Though there are many binge-worthy options to choose from, the best and most validating television series, in my opinion, is the "positively Shakespearian", 1960's period piece: Mad Men. In this social-minded narrative, many themes are exhibited in the attempt to portray a society of heavy-drinking, baby-booming, and sex-discrimination. Through these themes, many lessons can be drawn, which I have applied to my own outlook on life. With that being said, below are 11 lessons I learned from Mad Men that have made me, and every other viewer, a better person.
1. Confidence, without humility, is the most unattractive attribute.
Someone once said to me that "confidence, with humility, is the most attractive attribute." After hearing these wise words, I took note of the quite opposite behavior which was depicted in "Mad Men." Obviously, the character which most evidently embodies this idea, is Don Draper. Early on in the series, we see a wild culture that is less aware of gender discrimination, giving room for more of a bravado in the adman archetype. Draper identifies with this bravado and with that comes multiple episodes of him using a gross amount of arrogance toward female secretaries in order to have work done for him and give no thanks in return.
2. Don't Be Like Pete Campbell.
In almost every series that fixates on a striving business, there is a nosy backscratcher striving to be at the top--even if it that means just getting one up on the guy ahead of him in the coffee line.
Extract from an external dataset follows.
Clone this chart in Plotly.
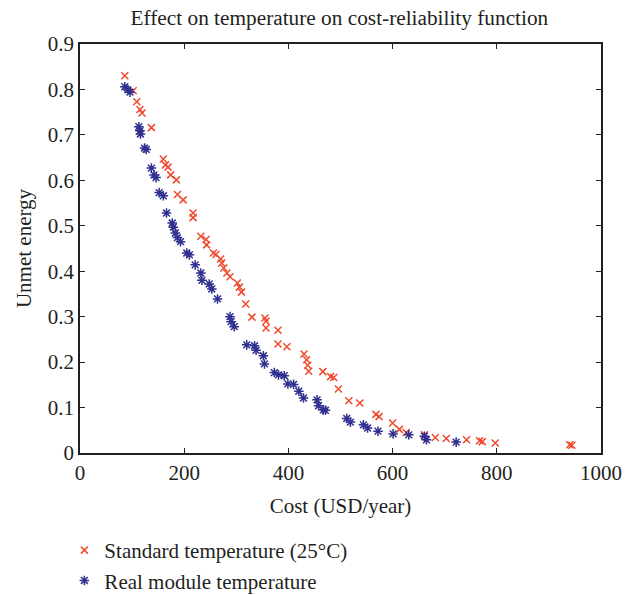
import plotly.graph_objects as go

# Standard temperature (25°C)
std_cost = [86, 102, 109, 115, 119, 137, 160, 164, 169, 174, 185, 187, 198, 217, 217,
            232, 242, 243, 256, 261, 270, 272, 276, 282, 288, 302, 306, 310, 318, 330,
            355, 357, 357, 380, 380, 397, 430, 435, 437, 439, 466, 481, 487, 496, 516,
            537, 568, 574, 600, 613, 626, 661, 682, 703, 742, 767, 772, 797, 940, 944]
std_unmet = [0.830, 0.797, 0.773, 0.756, 0.748, 0.716, 0.647, 0.634, 0.629, 0.612, 0.601,
             0.569, 0.557, 0.528, 0.518, 0.477, 0.470, 0.458, 0.440, 0.437, 0.427, 0.418,
             0.407, 0.396, 0.388, 0.374, 0.365, 0.354, 0.328, 0.299, 0.297, 0.290, 0.275,
             0.270, 0.240, 0.234, 0.218, 0.205, 0.193, 0.180, 0.179, 0.168, 0.166, 0.141,
             0.115, 0.110, 0.085, 0.080, 0.066, 0.052, 0.045, 0.040, 0.034, 0.032, 0.029,
             0.027, 0.025, 0.022, 0.018, 0.017]

# Real module temperature
real_cost = [86, 92, 96, 113, 115, 116, 124, 127, 137, 142, 146, 152, 160, 166, 177, 179,
             183, 187, 193, 205, 210, 221, 232, 234, 248, 253, 264, 288, 290, 296, 320, 335,
             338, 352, 354, 373, 381, 392, 399, 410, 420, 429, 455, 458, 467, 471, 512, 519,
             544, 552, 572, 601, 631, 661, 665, 722]
real_unmet = [0.806, 0.799, 0.794, 0.718, 0.709, 0.702, 0.671, 0.668, 0.627, 0.612, 0.606,
              0.573, 0.566, 0.528, 0.506, 0.497, 0.484, 0.474, 0.465, 0.440, 0.436, 0.414,
              0.396, 0.380, 0.372, 0.361, 0.339, 0.300, 0.289, 0.278, 0.238, 0.236, 0.226,
              0.214, 0.196, 0.177, 0.172, 0.170, 0.152, 0.151, 0.136, 0.121, 0.117, 0.104,
              0.095, 0.094, 0.076, 0.068, 0.062, 0.055, 0.048, 0.042, 0.040, 0.037, 0.029,
              0.024]

x_ticks = [0, 200, 400, 600, 800, 1000]
y_ticks = [0, 0.1, 0.2, 0.3, 0.4, 0.5, 0.6, 0.7, 0.8, 0.9]
y_tick_text = ["0", "0.1", "0.2", "0.3", "0.4", "0.5", "0.6", "0.7", "0.8", "0.9"]

FONT = "Liberation Serif"
TXT = "#231f20"

W, H = 632, 595
M_L, M_R, M_T, M_B = 80, 31, 44, 0
PLOT_BOTTOM = 453
paper_h = H - M_T - M_B
y_dom_low = (H - PLOT_BOTTOM - M_B) / paper_h

fig = go.Figure()
fig.add_trace(go.Scatter(
    x=std_cost, y=std_unmet, mode="markers", name="Standard temperature (25°C)",
    marker=dict(symbol="x-thin-open", size=7, color="#ef4a2d",
                line=dict(width=1.5, color="#ef4a2d")),
))
fig.add_trace(go.Scatter(
    x=real_cost, y=real_unmet, mode="markers", name="Real module temperature",
    marker=dict(symbol="asterisk-open", size=8, color="#303090",
                line=dict(width=1.5, color="#303090")),
))

axis_common = dict(showgrid=False, zeroline=False, showline=True, linecolor="#231f20",
                   linewidth=1.5, mirror="ticks", ticks="inside", ticklen=5,
                   tickwidth=1.2, tickcolor="#231f20", automargin=False,
                   tickfont=dict(family=FONT, size=21, color=TXT))

fig.update_layout(
    width=W, height=H,
    margin=dict(l=M_L, r=M_R, t=M_T, b=M_B, autoexpand=False),
    plot_bgcolor="white", paper_bgcolor="white",
    font=dict(family=FONT, color=TXT),
    title=dict(text="Effect on temperature on cost-reliability function",
               x=0.537, xanchor="center", y=0.971, yanchor="middle",
               font=dict(family=FONT, size=21.3, color=TXT)),
    xaxis=dict(range=[0, 1000], tickvals=x_ticks,
               title=dict(text="Cost (USD/year)", font=dict(family=FONT, size=21, color=TXT),
                          standoff=14),
               **axis_common),
    yaxis=dict(range=[0, 0.9], tickvals=y_ticks, ticktext=y_tick_text,
               domain=[y_dom_low, 1],
               title=dict(text="Unmet energy", font=dict(family=FONT, size=21, color=TXT),
                          standoff=10),
               **axis_common),
    showlegend=True,
    legend=dict(x=-0.03, xanchor="left", y=-6 / paper_h, yanchor="bottom",
                font=dict(family=FONT, size=21, color=TXT),
                bgcolor="rgba(0,0,0,0)", tracegroupgap=0, itemsizing="trace"),
)

fig.write_html("out.html", config={"displayModeBar": False},
               post_script="document.body.style.margin='0';")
In "Mad Men," Pete Campbell is that guy. He spends most of the series complaining about how he has not become a partner, and hasn't been promoted to the Head of Accounts, but when he finally is promoted, he spends his time complaining about how he does more work than the rest of the partners. So, don't be like Pete Campbell and do your work without feeling the need to let everyone know how good you think it is.
3. Never underestimate the power of a working woman.
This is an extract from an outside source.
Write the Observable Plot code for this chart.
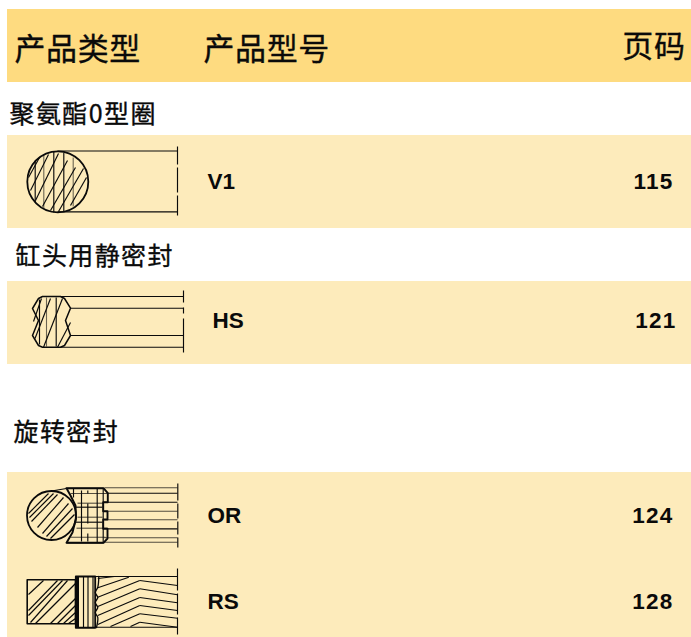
<!DOCTYPE html>
<html lang="zh">
<head>
<meta charset="utf-8">
<script src="https://cdn.jsdelivr.net/npm/d3@7"></script>
<script src="https://cdn.jsdelivr.net/npm/@observablehq/plot@0.6"></script>
<style>html,body{margin:0;padding:0;background:#fff}svg{display:block}</style>
</head>
<body>
<div id="chart"></div>
<script>
const headerLabels = [["产品类型",14,50],["产品型号",203,50]];
const headerPage = [["页码",685,47]];
const sectionNames = [["聚氨酯0型圈",9,114],["缸头用静密封",15,256],["旋转密封",13,432]];
const modelCodes = [["V1",207,181],["HS",212,320],["OR",207,515],["RS",207,601]];
const pageNumbers = [["115",673,181],["121",676,320],["124",673,515],["128",673,601]];
const headerBand = [[7,9,691,82]];
const rowBands = [[7,135,691,228],[7,281,691,364],[7,472,691,637]];
const circles = [[57.3,181.3,30.5],[51,515,24.5]];

// seal drawings, each entry: x1,y1,x2,y2
const v1Dark = [[57,150.5,177,150.5],[57,211.3,177,211.3],[177,146,177,164],[177,167,177,192],[177,195,177,215],
  [28,177,39,157],[30,190,48,154],[35,200,58,153],[42,206,67,160],[50,210,75,167],[58,211,83,168],[70,205,86,177],
  [34.7,160,34.7,202],[53.3,151,53.3,212],[63.3,152,63.3,211]];
const v1Soft = [[43.3,154,43.3,208],[72.7,157,72.7,206]];
const hsDark = [[60,296,183,296],[70,307.7,183,307.7],[70,335,183,335],[60,346.7,183,346.7],
  [183,290,183,302],[183,307,183,313],[183,318,183,352],
  [33,321,41,298],[34.5,338,50,298],[43,346.7,62,298],[57,346.7,70,322],
  [39,299,39,344],[55.7,297,55.7,346]];
const hsSoft = [[46,297,46,346]];
const hsOutline = [[42,296],[60,296],[64,298],[70,307.7],[65,320],[70,335],[64,345],[60,346.7],[42,346.7],[38,345],[32,335],[38,320],[32,308],[38,298],[42,296]];
const orDark = [[107,492.7,177,492.7],[107,528.3,177,528.3],[103,501.7,177,501.7],
  [177.3,483,177.3,500],[177.3,503,177.3,518],[177.3,521,177.3,534],[177.3,537,177.3,547],
  [28,513,48,493],[29,517,53,493],[31,521,57,494],[37,527,63,497],[42,533,68,503],[46,536,72,508],[50,538,74,514],
  [81,490,81,541],[96.7,488,96.7,542],[102.7,488,102.7,542],[87.3,490,87.3,493],[87.3,503,87.3,523],[87.3,533,87.3,541],[73,488,73,497],
  [74,506.7,102,506.7],[74,521.7,102,521.7],[66,487.7,103,487.7],[66,542.3,103,542.3],
  [51,490.5,66,488]];
const orSoft = [[70,493,107,493],[104,487.3,177,487.3],[104,510.7,177,510.7],[104,519.3,177,519.3],[104,537.3,177,537.3],[104,541.7,177,541.7],
  [77,502.7,103,502.7],[77,516.7,102,516.7],[76,527.7,107,527.7],[70,536.7,105,536.7]];
const orOutline = [[66,487.7],[103,487.7],[107.3,492.7],[107.3,501.7],[102.7,501.7],[102.7,510.7],[107,510.7],[107,519],[102.7,519],[102.7,528.3],[107,528.3],[107,538],[103,542.3],[66,542.3],[72,532],[75.5,518],[75,505],[70,495],[66,487.7]];
const rsRect = [[26.7,579.3],[75,579.3],[75,623.3],[26.7,623.3],[26.7,579.3]];
const rsMetal = [[75.3,576],[94.7,576],[94.7,627.3],[75.3,627.3],[75.3,576]];
const rsScallop = [[98.3,576],[97.3,586.7],[94.7,592],[97.3,597],[94.7,602],[97.3,607],[94.7,612],[97.3,617],[96,627]];
const rsHatch = [[28,594,43,580],[28,610,57,580],[28,615,62,580],[30,622,67,580],[35,623,75,583],
  [50,623,75,598],[57,623,75,605],[63,623,75,612],[68,623,75,618]];
const rsDark = [[75,576,177,576],[75,626.7,177,626.7],[177,568,177,590],[177,593,177,614],[177,617,177,634],
  [83,576,83,627],[87.5,576,87.5,627],[92.5,576,92.5,627],
  [97.3,578,114,576],[97.3,587.3,128.3,576.7],[97.3,596.7,139.3,580],[97.3,606,139.3,588.3],[97.3,615,139.3,597],[97.3,624,139.3,605],[110,626,139.3,613.3],[130,626,139.3,621.7],
  [139.3,580,177,585],[139.3,588.3,177,594.3],[139.3,597,177,602.3],[139.3,605,177,610],[139.3,613.3,177,617.7],[139.3,621.7,177,626.7]];
const rsThick = [[77,576,77,627]];

const cjk = "'Noto Sans CJK SC','Noto Sans CJK JP',sans-serif";
const latin = "'Liberation Sans',Arial,sans-serif";
const ink = "#0a0a0a";
const seg = (data, strokeWidth, strokeOpacity = 1) => Plot.link(data, {
  x1: d => d[0], y1: d => d[1], x2: d => d[2], y2: d => d[3], stroke: ink, strokeWidth, strokeOpacity});
const outline = (data, strokeWidth, curve = "linear") => Plot.line(data, {
  x: d => d[0], y: d => d[1], stroke: ink, strokeWidth, curve});
const band = (data, fill) => Plot.rect(data, {x1: d => d[0], y1: d => d[1], x2: d => d[2], y2: d => d[3], fill});
const label = (data, o) => Plot.text(data, {x: d => d[1], y: d => d[2], text: d => d[0], fill: "#0a0a0a", lineAnchor: "middle", ...o});
const cjkWeight = {stroke: "#0a0a0a", strokeWidth: 0.35};

const svg = Plot.plot({
  width: 691, height: 637, margin: 0,
  style: {background: "#fff"},
  x: {domain: [0, 691], axis: null},
  y: {domain: [637, 0], range: [637, 0], axis: null, reverse: false},
  r: {type: "identity"},
  marks: [
    band(headerBand, "#fedb80"),
    band(rowBands, "#fdebbb"),
    Plot.dot(circles, {x: d => d[0], y: d => d[1], r: d => d[2], stroke: ink, strokeWidth: 1.8, fill: "none"}),
    seg(v1Dark, 1.15), seg(v1Soft, 1.1, 0.6),
    outline(hsOutline, 1.5), seg(hsDark, 1.15), seg(hsSoft, 1.1, 0.6),
    seg(orDark, 1.15), seg(orSoft, 1.1, 0.7), outline(orOutline, 1.9),
    outline(rsRect, 1.6), outline(rsMetal, 1.8), outline(rsScallop, 1.3, "catmull-rom"),
    seg(rsHatch, 1.15), seg(rsDark, 1.15), seg(rsThick, 3),
    label(headerLabels, {fontFamily: cjk, fontSize: 31, textAnchor: "start", ...cjkWeight}),
    label(headerPage, {fontFamily: cjk, fontSize: 31, textAnchor: "end", ...cjkWeight}),
    label(sectionNames, {fontFamily: cjk, fontSize: 25, textAnchor: "start", ...cjkWeight}),
    label(modelCodes, {fontFamily: latin, fontSize: 22.5, fontWeight: 700, textAnchor: "start"}),
    label(pageNumbers, {fontFamily: latin, fontSize: 22.5, fontWeight: 700, textAnchor: "end"})
  ]
});
const spacing = {header: "0.6px", section: "1.4px"};
svg.querySelectorAll("text").forEach(t => {
  const g = t.parentNode, fs = parseFloat(g.getAttribute("font-size"));
  if (fs === 31) t.style.letterSpacing = spacing.header;
  if (fs === 25) t.style.letterSpacing = spacing.section;
  if (/^\d+$/.test(t.textContent)) t.style.letterSpacing = "1.2px";
});
document.getElementById("chart").append(svg);
</script>
</body>
</html>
4. Don't be lewd toward coworkers, or anyone really.
This lesson goes along with the one above, implying that sexism and male masculinity are not appropriate tools of leverage in the workplace, or anywhere else. In today's world, some of the incidents in "Mad Men" would have never been allowed to happen. Among these incidents are many dominating acts of male superiority, where they view and treat the women of the office as mere objects, akin to the staplers on the desks, and incredibly lewd and demeaning commentary.
5. Know your worth.
Out of all the characters in this series, Peggy, the former secretary and then copywriter/partner, exhibits the largest amount of self-worth. What I mean by that is that Peggy never undermines her potential even if it means living through the apparent "humor" of having a woman be a copywriter. It's Peggy who ends up on top.
6. Don't attach yourself to materialistic things.
7. Sometimes backwards is the only way to go.
Especially in the characterization of Don Draper, there is an apparent necessity to move forward, whatever the cost may be. Given Don Draper's background of not having a penny to his name and living in a whorehouse, the adman embodies the idea that if the next move isn't forward, than it's not worth the time. This is also embodied in Draper's style of work, where he drinks and drinks and drinks until he magically receives the couple of words to tie an ad together. And what does he receive from this? Long work hours and another risk on yet another tenuous client.
8. Embrace change.
This lesson is more prominent than any other theme and/or lesson in the series. In this series, change happens between genders, decades, fashion trends, politics, and the characters' lifestyles. Change is arguably the foundation of all themes in "Mad Men," and it is also arguably the theme that most viewers embrace in their own lives.
9. If you dress nicely, you are more likely to get the job.
10. If you don't like what is being said, change the conversation.
These are some of Don Draper's wiser words. Although it comes from a man that says everything as if it was written in stone, it is advice that one can use everyday. This is the advice he gave Peggy at a late night, impromptu meeting where she was discouraged about her stance in the business. Draper implies that if you don't like the facts they provide, then provide some of your own. Give them something to take their eye off the old, so that they put it on the new.
11. Don't always look for the next best option.
If you are always looking for the next step up, then you might trip on the one you are currently standing on. This is seen through the acquisitions of advertising agencies and how Sterling-Cooper (the home company) is given many different names under many different owners, when, in the end, Sterling-Cooper isn't on the door and neither is any of the other founding father's names. So don't always look for the next best option. Be content with where you are, and fight to keep it that way.